In the past five years, we have seen a dramatic evaporation of real estate equity in this country. Home values across the nation dropped precipitously, and fortunes have been lost. Many Americans saw their retirement nest egg lose much of its value.
Those most affected may be buyers who purchased in the few years immediately prior to the bubble bursting, and watched helplessly as their home value fell well below their loan balance.
Home values in metro Atlanta began to dip in the first quarter of 2008 and failed to post a quarterly gain until the first quarter of this year.
Unfortunately, many lost their homes in a flood of foreclosures. The public appropriately demanded government do something, and in a whirlwind of publicity our leaders announced a series of ham-handed programs that often excluded those most in need of help.
HASP, HAMP, HARP and HAFA were perhaps well-intended. But they failed in the mission of assisting homeowners who wanted to stay in their homes and could afford to pay a reasonable amount to their lender every month. In addition, these programs were so confusing that lenders often chose to not participate because they did not understand the provisions.
While lenders promised modifications and workouts, most borrowers got a never-ending runaround that ended in loss of their home at a foreclosure auction. Believe it or not, this is still happening in Georgia and beyond.

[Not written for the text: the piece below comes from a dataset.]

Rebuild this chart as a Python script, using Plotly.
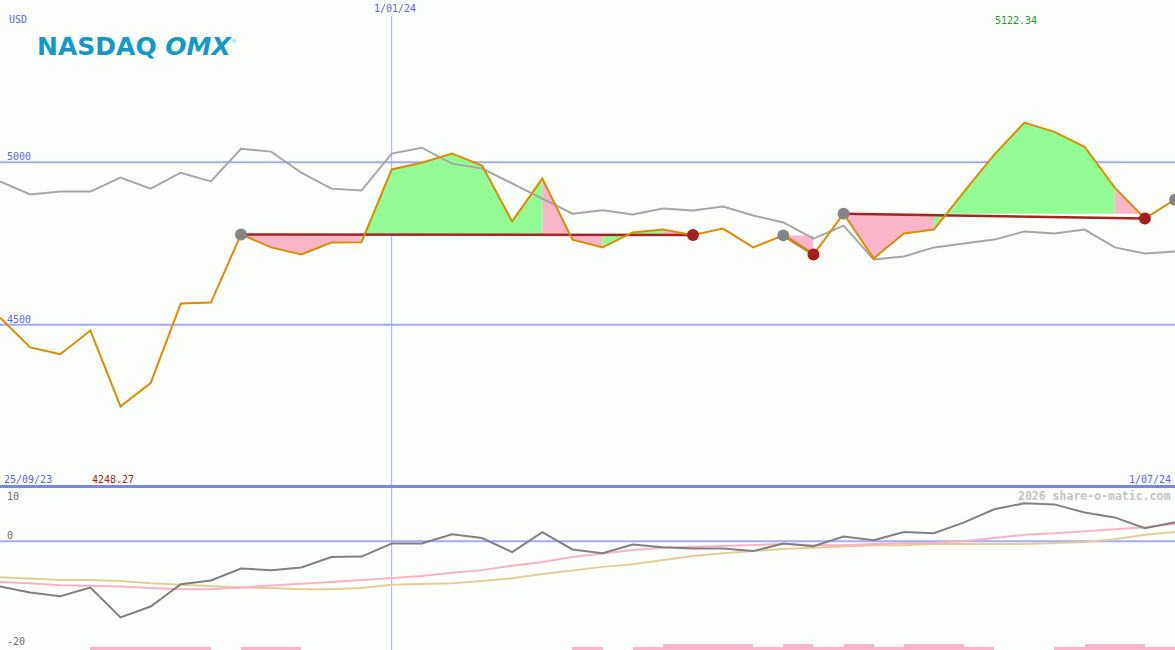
import plotly.graph_objects as go
import pandas as pd

# ---------------- data ----------------
weeks = pd.date_range("2023-10-02", periods=40, freq="7D")
date_labels = ["25/09/23", "1/01/24", "1/07/24"]
year_mark = "2024-01-01"

close = [4522, 4430, 4409, 4482, 4248.27, 4320, 4565, 4568, 4778, 4738,
         4716, 4753, 4754, 4978, 4999, 5027, 4990, 4818, 4950, 4762,
         4738, 4784, 4793, 4776, 4796, 4738, 4775, 4716, 4842, 4704,
         4781, 4793, 4910, 5024, 5122.34, 5094, 5048, 4922, 4827, 4885]

compare = [4941, 4901, 4910, 4910, 4953, 4919, 4968, 4941, 5042, 5033,
           4968, 4919, 4913, 5027, 5045, 4996, 4981, 4935, 4888, 4842,
           4852, 4839, 4858, 4852, 4864, 4836, 4815, 4765, 4805, 4701,
           4710, 4738, 4750, 4762, 4787, 4781, 4793, 4738, 4719, 4725]

osc = [-8.3, -9.4, -10.1, -8.5, -14.0, -12.0, -7.9, -7.2, -5.0, -5.3,
       -4.8, -2.9, -2.8, -0.4, -0.4, 1.3, 0.6, -2.0, 1.7, -1.5,
       -2.2, -0.6, -1.1, -1.3, -1.3, -1.8, -0.4, -0.9, 0.9, 0.2,
       1.7, 1.5, 3.5, 5.9, 7.0, 6.8, 5.3, 4.4, 2.4, 3.5]

osc_fast = [-7.5, -7.7, -8.1, -8.2, -8.3, -8.6, -8.8, -8.8, -8.5, -8.2,
            -7.9, -7.5, -7.1, -6.8, -6.4, -5.8, -5.3, -4.5, -3.8, -2.9,
            -2.2, -1.6, -1.2, -1.05, -0.9, -0.7, -0.5, -0.7, -0.7, -0.5,
            -0.3, -0.3, 0.05, 0.6, 1.2, 1.5, 1.9, 2.3, 2.6, 3.2]

osc_slow = [-6.6, -6.8, -7.1, -7.1, -7.3, -7.7, -8.0, -8.2, -8.5, -8.6,
            -8.8, -8.8, -8.6, -8.0, -7.9, -7.7, -7.3, -6.8, -6.0, -5.3,
            -4.7, -4.2, -3.5, -2.7, -2.2, -1.8, -1.4, -1.2, -0.9, -0.7,
            -0.7, -0.5, -0.5, -0.5, -0.5, -0.3, -0.1, 0.4, 1.2, 1.7]

# weekly strip at the bottom of the lower panel (one per interval)
strip = [0, 0, 0, 0.55, 0.55, 0.55, 0.55, 0, 0.55, 0.55,
         0, 0, 0, 0, 0, 0, 0, 0, 0, 0.55,
         0, 0.55, 1.1, 1.1, 1.1, 0.55, 1.1, 0.55, 1.1, 0.55,
         1.1, 1.1, 0.55, 0, 0, 0.55, 1.1, 1.1, 0.55]

support_start = [8, 26, 28, 39]
support_end = [23, 27, 38, None]
green_segments = [12, 13, 14, 15, 16, 17, 20, 21, 31, 32, 33, 34, 35, 36]

price_ticks = [5000, 4500]
osc_ticks = [10, 0, -20]

# ---------------- styles ----------------
BG = "#fcfefc"
BLUE_TXT = "#5a64f0"
GRID = "#a3abf2"
ORANGE = "#d98e04"
GRAYL = "#a6a6a6"
RED = "#a52525"
GREEN_F = "#94fa94"
PINK_F = "#fab6c8"
MONO = "DejaVu Sans Mono"
W, H = 1175, 650


def py(px):
    return 1 - px / H


fig = go.Figure()

# fills between price and support level
fx = {"g": [], "p": []}
fy = {"g": [], "p": []}
for s, e in zip(support_start, support_end):
    if e is None:
        continue
    level = close[s]
    for k in range(s, e):
        key = "g" if k in green_segments else "p"
        fx[key] += [weeks[k], weeks[k], weeks[k + 1], weeks[k + 1], None]
        fy[key] += [level, close[k], close[k + 1], level, None]
for key, col in (("p", PINK_F), ("g", GREEN_F)):
    fig.add_trace(go.Scatter(x=fx[key], y=fy[key], fill="toself", fillcolor=col,
                             mode="none", hoverinfo="skip", showlegend=False,
                             yaxis="y"))

# comparison line
fig.add_trace(go.Scatter(x=weeks, y=compare, mode="lines",
                         line=dict(color=GRAYL, width=2), showlegend=False, yaxis="y"))

# support lines
rx, ry = [], []
for s, e in zip(support_start, support_end):
    if e is None:
        continue
    rx += [weeks[s], weeks[e], None]
    ry += [close[s], close[e], None]
fig.add_trace(go.Scatter(x=rx, y=ry, mode="lines", line=dict(color=RED, width=2.5),
                         showlegend=False, yaxis="y"))

# price line
fig.add_trace(go.Scatter(x=weeks, y=close, mode="lines",
                         line=dict(color=ORANGE, width=2), showlegend=False, yaxis="y"))

# markers
fig.add_trace(go.Scatter(x=[weeks[i] for i in support_start],
                         y=[close[i] for i in support_start], mode="markers",
                         marker=dict(color="#858585", size=12), showlegend=False,
                         cliponaxis=False, yaxis="y"))
ends = [e for e in support_end if e is not None]
fig.add_trace(go.Scatter(x=[weeks[i] for i in ends], y=[close[i] for i in ends],
                         mode="markers", marker=dict(color="#a61f1f", size=12),
                         showlegend=False, yaxis="y"))

# lower panel
mid = [weeks[i] + pd.Timedelta(days=3.5) for i in range(len(strip))]
fig.add_trace(go.Bar(x=mid, y=strip, base=-20, width=7 * 86400000,
                     marker=dict(color="#f9b3cb", line=dict(width=0)),
                     showlegend=False, yaxis="y2"))
fig.add_trace(go.Scatter(x=weeks, y=osc_slow, mode="lines",
                         line=dict(color="#e2cd9a", width=2), showlegend=False, yaxis="y2"))
fig.add_trace(go.Scatter(x=weeks, y=osc_fast, mode="lines",
                         line=dict(color="#f8b2c6", width=2), showlegend=False, yaxis="y2"))
fig.add_trace(go.Scatter(x=weeks, y=osc, mode="lines",
                         line=dict(color="#808080", width=2), showlegend=False, yaxis="y2"))

shapes = []
for t in price_ticks:
    shapes.append(dict(type="line", xref="paper", x0=0, x1=1, yref="y", y0=t, y1=t,
                       line=dict(color=GRID, width=2), layer="below"))
shapes.append(dict(type="line", xref="paper", x0=0, x1=1, yref="y2", y0=0, y1=0,
                   line=dict(color=GRID, width=2), layer="below"))
shapes.append(dict(type="line", xref="x", x0=year_mark, x1=year_mark, yref="paper",
                   y0=0, y1=py(16), line=dict(color=GRID, width=1), layer="below"))
shapes.append(dict(type="line", xref="paper", x0=0, x1=1, yref="paper",
                   y0=py(486.5), y1=py(486.5), line=dict(color="#7a86ea", width=3)))

ann = []


def txt(x, y, s, color, xanchor="left", size=10, family=MONO, xref="paper"):
    ann.append(dict(x=x, y=py(y), xref=xref, yref="paper", text=s, showarrow=False,
                    xanchor=xanchor, yanchor="middle",
                    font=dict(family=family, size=size, color=color)))


txt(7 / W, 19, "USD", BLUE_TXT)
for t, ypx in zip(price_ticks, [156, 319]):
    txt(5 / W, ypx, str(t), BLUE_TXT)
txt(395 / W, 9, date_labels[1], BLUE_TXT, "center")
txt(2 / W, 479, date_labels[0], BLUE_TXT)
txt(1173 / W, 479, date_labels[2], BLUE_TXT, "right")
for t, ypx in zip(osc_ticks, [496, 535, 641]):
    txt(5 / W, ypx, str(t), "#6a6a6a")
txt(1172 / W, 496, "<b>2026 share-o-matic.com</b>", "#c4c4c4", "right", size=11.5)

imax = close.index(max(close))
imin = close.index(min(close))
ann.append(dict(x=weeks[imax], y=py(21), xref="x", yref="paper", text=f"{max(close):.2f}",
                showarrow=False, xanchor="center", yanchor="middle", xshift=-8,
                font=dict(family=MONO, size=10, color="#229a22")))
ann.append(dict(x=weeks[imin], y=py(479), xref="x", yref="paper", text=f"{min(close):.2f}",
                showarrow=False, xanchor="center", yanchor="middle", xshift=-8,
                font=dict(family=MONO, size=10, color="#a82020")))

# logo
ann.append(dict(x=35 / W, y=py(46), xref="paper", yref="paper",
                text="<b>NASDAQ <i>OMX</i></b>",
                showarrow=False, xanchor="left", yanchor="middle",
                font=dict(family="DejaVu Sans", size=25, color="#1598c2")))
ann.append(dict(x=229 / W, y=py(41), xref="paper", yref="paper", text="®",
                showarrow=False, xanchor="left", yanchor="middle",
                font=dict(family="DejaVu Sans", size=6, color="#8fc8dc")))

fig.update_layout(
    width=W, height=H, margin=dict(l=0, r=0, t=0, b=0, pad=0),
    paper_bgcolor=BG, plot_bgcolor=BG, showlegend=False, bargap=0,
    xaxis=dict(range=[weeks[0], weeks[-1]], visible=False, showgrid=False, zeroline=False),
    yaxis=dict(domain=[py(487), 1], range=[4000, 5500], visible=False, showgrid=False),
    yaxis2=dict(domain=[0, py(487)], range=[-20, 10], visible=False, showgrid=False),
    shapes=shapes, annotations=ann,
)

fig.write_html("out.html", config={"displayModeBar": False},
               post_script="document.body.style.margin='0';"
                           "document.body.style.overflow='hidden';")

The vast majority of these foreclosures devastated the families involved as well as neighborhood home values.
Last year, attorneys general from 49 states reached a $25 billion settlement that promised to end abusive servicing practices such as dual-tracking, in which the homeowner is encouraged to apply for a loan modification even as the foreclosure process continues. That agreement, which included only Bank of America, JPMorgan Chase, Wells Fargo, Citigroup and Ally Financial, didn’t apply to all loans they serviced.
Georgia’s share of the settlement totalled just shy of $100 million and was supposed to be used for housing relief. But Attorney General Sam Olens and Governor Nathan Deal decided that rural development was a better idea, and the funds were diverted.
Now we are beginning to see the volume of foreclosures slowing, and the sluggish economy may be starting to recover. Slowly now, and hopefully faster soon.
Some have written to me suggesting real estate can (and should) now be labelled as a risky investment not worthy of a family’s dedication and financial resources. They point to the past five years. But the past five years was not the fault of the real estate.
Since 2008, we’ve gone through a reality check caused by a departure from traditional loan guidelines.
The truth is that we let people borrow money who shouldn’t have been buying a home in the first place.
The problems we have experienced in real estate over the past five years are the fault of the system that failed the people.
In full disclosure, I have made a living for the past 30 years buying and selling real estate. But the bottom line here is this: We have around 316 million people living in this great nation of ours, and most of them prefer to live indoors.
Today is a great time to buy residential real estate, especially if you plan to live in it and become a part of the neighborhood and community.